Generally, if an entity looks like it is not the alter ego of its owner(s), the courts will treat it as a separate entity. While every case is different, there are steps an inspector may take to reduce the risk that a court might pierce the corporate veil of the inspector’s business entity. The following strategies are recommended:  
  1. Obtain a separate Employer Identification Number (also known as an “EIN” or Taxpayer ID number) from the IRS. Corporations are required to do this, but LLCs with a single owner are not because a single-member LLC owner may use his or her Social Security Number.
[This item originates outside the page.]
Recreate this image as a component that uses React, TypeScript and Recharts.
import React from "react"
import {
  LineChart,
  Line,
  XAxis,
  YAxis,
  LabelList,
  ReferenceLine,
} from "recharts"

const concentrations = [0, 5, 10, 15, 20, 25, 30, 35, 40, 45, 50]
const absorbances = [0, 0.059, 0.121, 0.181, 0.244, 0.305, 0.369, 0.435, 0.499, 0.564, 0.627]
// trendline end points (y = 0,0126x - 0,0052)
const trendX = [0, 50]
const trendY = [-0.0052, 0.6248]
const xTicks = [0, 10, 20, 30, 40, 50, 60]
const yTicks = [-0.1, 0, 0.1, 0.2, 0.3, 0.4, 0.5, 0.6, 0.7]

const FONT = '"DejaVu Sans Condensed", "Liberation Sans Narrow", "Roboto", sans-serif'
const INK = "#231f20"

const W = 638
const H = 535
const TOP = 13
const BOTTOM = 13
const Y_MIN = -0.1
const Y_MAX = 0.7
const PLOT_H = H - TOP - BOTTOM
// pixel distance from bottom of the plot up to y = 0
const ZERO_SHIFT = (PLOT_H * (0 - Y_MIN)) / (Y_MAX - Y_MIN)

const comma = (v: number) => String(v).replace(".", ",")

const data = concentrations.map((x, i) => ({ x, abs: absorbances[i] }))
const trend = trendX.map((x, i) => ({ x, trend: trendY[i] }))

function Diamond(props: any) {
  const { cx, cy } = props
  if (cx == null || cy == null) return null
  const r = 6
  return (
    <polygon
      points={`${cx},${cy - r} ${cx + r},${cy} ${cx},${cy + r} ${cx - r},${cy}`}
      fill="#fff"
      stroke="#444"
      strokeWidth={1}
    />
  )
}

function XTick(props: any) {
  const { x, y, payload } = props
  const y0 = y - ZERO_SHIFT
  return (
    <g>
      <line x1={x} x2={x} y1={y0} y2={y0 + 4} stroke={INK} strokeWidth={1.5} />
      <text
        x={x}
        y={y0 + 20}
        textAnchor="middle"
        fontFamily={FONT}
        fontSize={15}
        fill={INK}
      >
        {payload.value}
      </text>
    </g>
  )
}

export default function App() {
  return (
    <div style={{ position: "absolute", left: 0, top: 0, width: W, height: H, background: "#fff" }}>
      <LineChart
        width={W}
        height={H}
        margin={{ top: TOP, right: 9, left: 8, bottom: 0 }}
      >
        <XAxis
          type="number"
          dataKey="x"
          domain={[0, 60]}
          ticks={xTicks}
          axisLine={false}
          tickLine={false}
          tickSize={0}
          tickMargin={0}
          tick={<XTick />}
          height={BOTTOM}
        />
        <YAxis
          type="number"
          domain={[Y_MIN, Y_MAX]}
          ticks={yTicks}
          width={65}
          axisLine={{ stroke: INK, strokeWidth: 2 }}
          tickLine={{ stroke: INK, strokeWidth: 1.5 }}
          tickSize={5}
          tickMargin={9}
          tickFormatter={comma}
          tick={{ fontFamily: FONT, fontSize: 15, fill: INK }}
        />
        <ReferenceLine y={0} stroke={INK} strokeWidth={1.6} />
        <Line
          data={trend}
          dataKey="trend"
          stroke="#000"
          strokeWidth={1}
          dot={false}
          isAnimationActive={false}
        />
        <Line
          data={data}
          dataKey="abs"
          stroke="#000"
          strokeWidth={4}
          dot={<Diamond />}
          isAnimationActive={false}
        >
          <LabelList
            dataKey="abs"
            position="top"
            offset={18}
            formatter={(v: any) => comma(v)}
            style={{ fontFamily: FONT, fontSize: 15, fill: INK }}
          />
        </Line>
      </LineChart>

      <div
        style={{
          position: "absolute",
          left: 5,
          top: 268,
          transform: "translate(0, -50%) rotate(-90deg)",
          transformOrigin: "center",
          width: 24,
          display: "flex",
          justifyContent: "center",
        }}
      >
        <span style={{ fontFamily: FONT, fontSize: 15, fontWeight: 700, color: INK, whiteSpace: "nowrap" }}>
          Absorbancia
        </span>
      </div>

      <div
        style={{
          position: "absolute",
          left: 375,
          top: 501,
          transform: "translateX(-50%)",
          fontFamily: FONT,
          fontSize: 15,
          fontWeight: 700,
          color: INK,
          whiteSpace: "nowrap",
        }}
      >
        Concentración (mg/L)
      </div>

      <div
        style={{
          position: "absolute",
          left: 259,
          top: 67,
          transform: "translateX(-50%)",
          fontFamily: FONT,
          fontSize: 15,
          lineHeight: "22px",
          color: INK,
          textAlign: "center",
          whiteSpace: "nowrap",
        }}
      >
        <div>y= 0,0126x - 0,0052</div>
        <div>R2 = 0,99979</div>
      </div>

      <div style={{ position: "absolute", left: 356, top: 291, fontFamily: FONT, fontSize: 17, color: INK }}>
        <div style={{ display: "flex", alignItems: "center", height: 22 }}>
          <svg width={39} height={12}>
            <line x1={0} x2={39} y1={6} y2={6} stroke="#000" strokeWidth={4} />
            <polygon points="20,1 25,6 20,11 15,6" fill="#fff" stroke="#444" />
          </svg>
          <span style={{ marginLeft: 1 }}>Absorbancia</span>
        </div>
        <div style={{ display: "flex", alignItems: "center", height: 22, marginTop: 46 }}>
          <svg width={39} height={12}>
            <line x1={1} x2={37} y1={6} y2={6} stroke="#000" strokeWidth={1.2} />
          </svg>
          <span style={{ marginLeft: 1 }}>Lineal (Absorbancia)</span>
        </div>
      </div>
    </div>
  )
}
Nevertheless, we recommend that single-member LLCs obtain their own separate EIN.
  2. Open a separate bank account for your corporation or LLC.
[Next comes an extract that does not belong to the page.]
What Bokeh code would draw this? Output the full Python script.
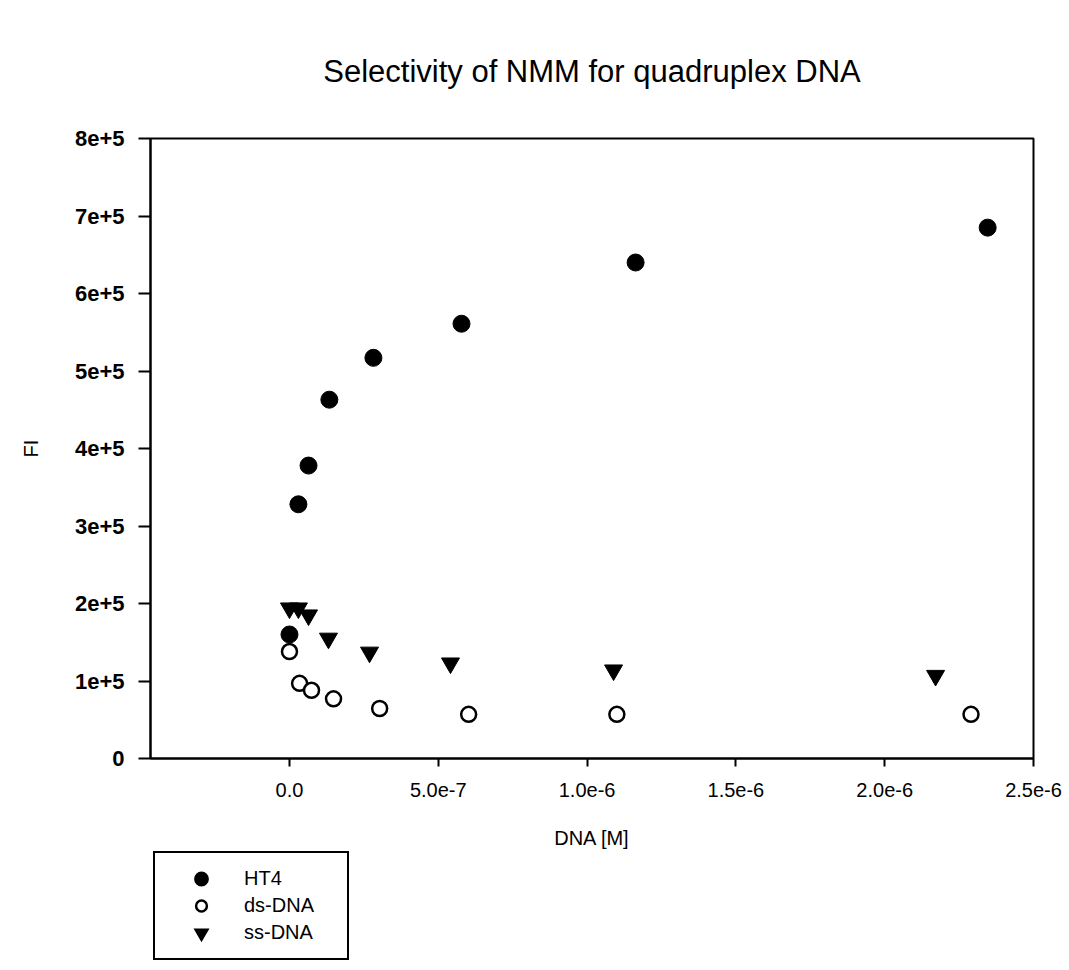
from bokeh.plotting import figure
from bokeh.layouts import column
from bokeh.models import Range1d, FixedTicker, Legend, LegendItem
from bokeh.embed import file_html
from bokeh.resources import INLINE

# ---- data ----
ht4_x = [0.0, 3.0e-8, 6.4e-8, 1.34e-7, 2.82e-7, 5.78e-7, 1.163e-6, 2.346e-6]
ht4_y = [1.60e5, 3.28e5, 3.78e5, 4.63e5, 5.17e5, 5.61e5, 6.40e5, 6.85e5]

ds_x = [0.0, 3.4e-8, 7.4e-8, 1.48e-7, 3.03e-7, 6.02e-7, 1.10e-6, 2.29e-6]
ds_y = [1.38e5, 0.97e5, 0.88e5, 0.77e5, 0.645e5, 0.57e5, 0.57e5, 0.57e5]

ss_x = [0.0, 3.0e-8, 6.4e-8, 1.31e-7, 2.69e-7, 5.41e-7, 1.089e-6, 2.171e-6]
ss_y = [1.94e5, 1.94e5, 1.85e5, 1.55e5, 1.37e5, 1.23e5, 1.14e5, 1.07e5]

x_ticks = [0.0, 5e-7, 1e-6, 1.5e-6, 2e-6, 2.5e-6]
x_tick_labels = ["0.0", "5.0e-7", "1.0e-6", "1.5e-6", "2.0e-6", "2.5e-6"]
y_ticks = [0, 1e5, 2e5, 3e5, 4e5, 5e5, 6e5, 7e5, 8e5]
y_tick_labels = ["0", "1e+5", "2e+5", "3e+5", "4e+5", "5e+5", "6e+5", "7e+5", "8e+5"]

series_names = ["HT4", "ds-DNA", "ss-DNA"]

FONT = "Liberation Sans"

p = figure(frame_width=883, frame_height=620,
           min_border_left=150, min_border_right=36,
           min_border_top=138, min_border_bottom=90,
           x_range=Range1d(-4.67e-7, 2.5e-6), y_range=Range1d(0, 8e5),
           output_backend="svg", toolbar_location=None,
           title="Selectivity of NMM for quadruplex DNA")

p.title.align = "center"
p.title.text_font = FONT
p.title.text_font_size = "31px"
p.title.text_font_style = "normal"
p.title.text_color = "black"
p.title.standoff = 100

p.grid.visible = False
p.outline_line_color = "black"
p.outline_line_width = 2
p.outline_line_alpha = 1
p.background_fill_color = "white"
p.border_fill_color = "white"

p.xaxis.ticker = FixedTicker(ticks=x_ticks)
p.xaxis.major_label_overrides = dict(zip(x_ticks, x_tick_labels))
p.yaxis.ticker = FixedTicker(ticks=y_ticks)
p.yaxis.major_label_overrides = {float(k): v for k, v in zip(y_ticks, y_tick_labels)}

for ax in (p.xaxis[0], p.yaxis[0]):
    ax.axis_line_width = 2
    ax.axis_line_color = "black"
    ax.major_tick_line_width = 2
    ax.major_tick_line_color = "black"
    ax.minor_tick_line_color = None
    ax.major_tick_in = 0
    ax.major_label_text_font = FONT
    ax.major_label_text_color = "black"
    ax.axis_label_text_font = FONT
    ax.axis_label_text_font_size = "20px"
    ax.axis_label_text_font_style = "normal"
    ax.axis_label_text_color = "black"

p.xaxis.major_label_text_font_size = "20px"
p.xaxis.major_tick_out = 8
p.xaxis.major_label_standoff = 16
p.xaxis.axis_label = "DNA [M]"
p.xaxis.axis_label_standoff = 27

p.yaxis.major_label_text_font_size = "22px"
p.yaxis.major_label_text_font_style = "bold"
p.yaxis.major_tick_out = 12
p.yaxis.major_label_standoff = 14
p.yaxis.axis_label = "FI"
p.yaxis.axis_label_standoff = 30

p.scatter(ht4_x, ht4_y, marker="circle", size=17,
          fill_color="black", line_color="black")
p.scatter(ss_x, ss_y, marker="inverted_triangle", size=18,
          fill_color="black", line_color="black")
p.scatter(ds_x, ds_y, marker="circle", size=15,
          fill_color="white", line_color="black", line_width=2.5)

# ---- legend strip below the chart (its own small canvas) ----
# The legend renderers reuse the series data; the strip's ranges lie far from
# the data so only the legend swatches are visible there.
lg = figure(width=1069, height=122, min_border=0,
            x_range=Range1d(10, 11), y_range=Range1d(10, 11),
            x_axis_type=None, y_axis_type=None,
            output_backend="svg", toolbar_location=None)
lg.outline_line_color = None
lg.grid.visible = False
lg.background_fill_color = "white"
lg.border_fill_color = "white"

l_ht4 = lg.scatter(ht4_x, ht4_y, marker="circle", fill_color="black",
                   line_color="black", line_width=4)
l_ds = lg.scatter(ds_x, ds_y, marker="circle", fill_color="white",
                  line_color="black", line_width=2.5)
l_ss = lg.scatter(ss_x, ss_y, marker="inverted_triangle", fill_color="black",
                  line_color="black", line_width=3, line_join="miter")

legend = Legend(items=[LegendItem(label=series_names[0], renderers=[l_ht4]),
                       LegendItem(label=series_names[1], renderers=[l_ds]),
                       LegendItem(label=series_names[2], renderers=[l_ss])],
                location=(3, 13),
                glyph_width=68, glyph_height=27, label_height=27, spacing=0,
                padding=12, margin=0, label_standoff=9, label_width=91,
                label_text_font=FONT, label_text_font_size="20px",
                label_text_color="black",
                border_line_color="black", border_line_width=2,
                border_line_alpha=1,
                background_fill_color="white", background_fill_alpha=1)
lg.add_layout(legend, "center")

layout = column(p, lg, spacing=0)
open("out.html", "w").write(file_html(layout, INLINE))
  3. Do NOT mix personal money and business money.
  4. Do NOT pay personal expenses from a business account.
  5. Do NOT pay business expenses from a personal account.
  6. File the required annual report with the Secretary of State in your jurisdiction.
  7. File required tax returns for your business.
  8. Title business property in the name of the entity.
  9. File business property tax returns if required by your state.
  10. Prepare minutes of meetings of shareholders and directors (for corporations), and minutes for annual meetings of members (for LLCs).
  11. If the corporation or LLC has more than one owner, make sure there are written bylaws (for a corporation) or a written operating agreement (for an LLC).
  12. Keep licenses and insurance in the name of the entity.
  13. Make sure the public knows your business is a corporation or LLC.  If a customer knows he or she is doing business with a corporation or LLC and voluntarily chooses to do so, the customer is not in a good position to ask a court to pierce the corporate veil.   On the other hand, if the customer has no knowledge of the existence of a separate entity, a court may determine that equity requires it to pierce the corporate veil.  Therefore, the wise inspector puts the public on notice by including “Inc.” or “LLC” on the inspector’s website, advertisements, forms, and business cards.   
  14. Make certain that when you sign your pre-inspection agreement or other legal documents, it is clear that you are signing as a representative of your LLC or corporation rather than in your own individual capacity.  For example,
    XYZ Inspections, Inc.
    John Smith, President

Read https://www.nachi.org/how-to-sign-a-contract.htm

If you think this is all just abstract legal theory, you might read the opinion of the Indiana Court of Appeals in ABC Home & Real Estate Inspection, Inc. v. Plummer, 500 N.E.2d 1257 (Indiana App. 1987).  In that case, the inspector’s corporation never issued stock, the inspector advertised himself as the “owner” of the business, and the inspector kept his contractor’s license in his name rather than in the corporation’s name, so the trial court determined that the inspector’s corporation was a “sham” and was the mere “alter ego” of the inspector.  The inspector appealed, but the Indiana Court of Appeals determined that the trial court properly pierced the corporate veil, and the inspector was personally liable to the home buyers.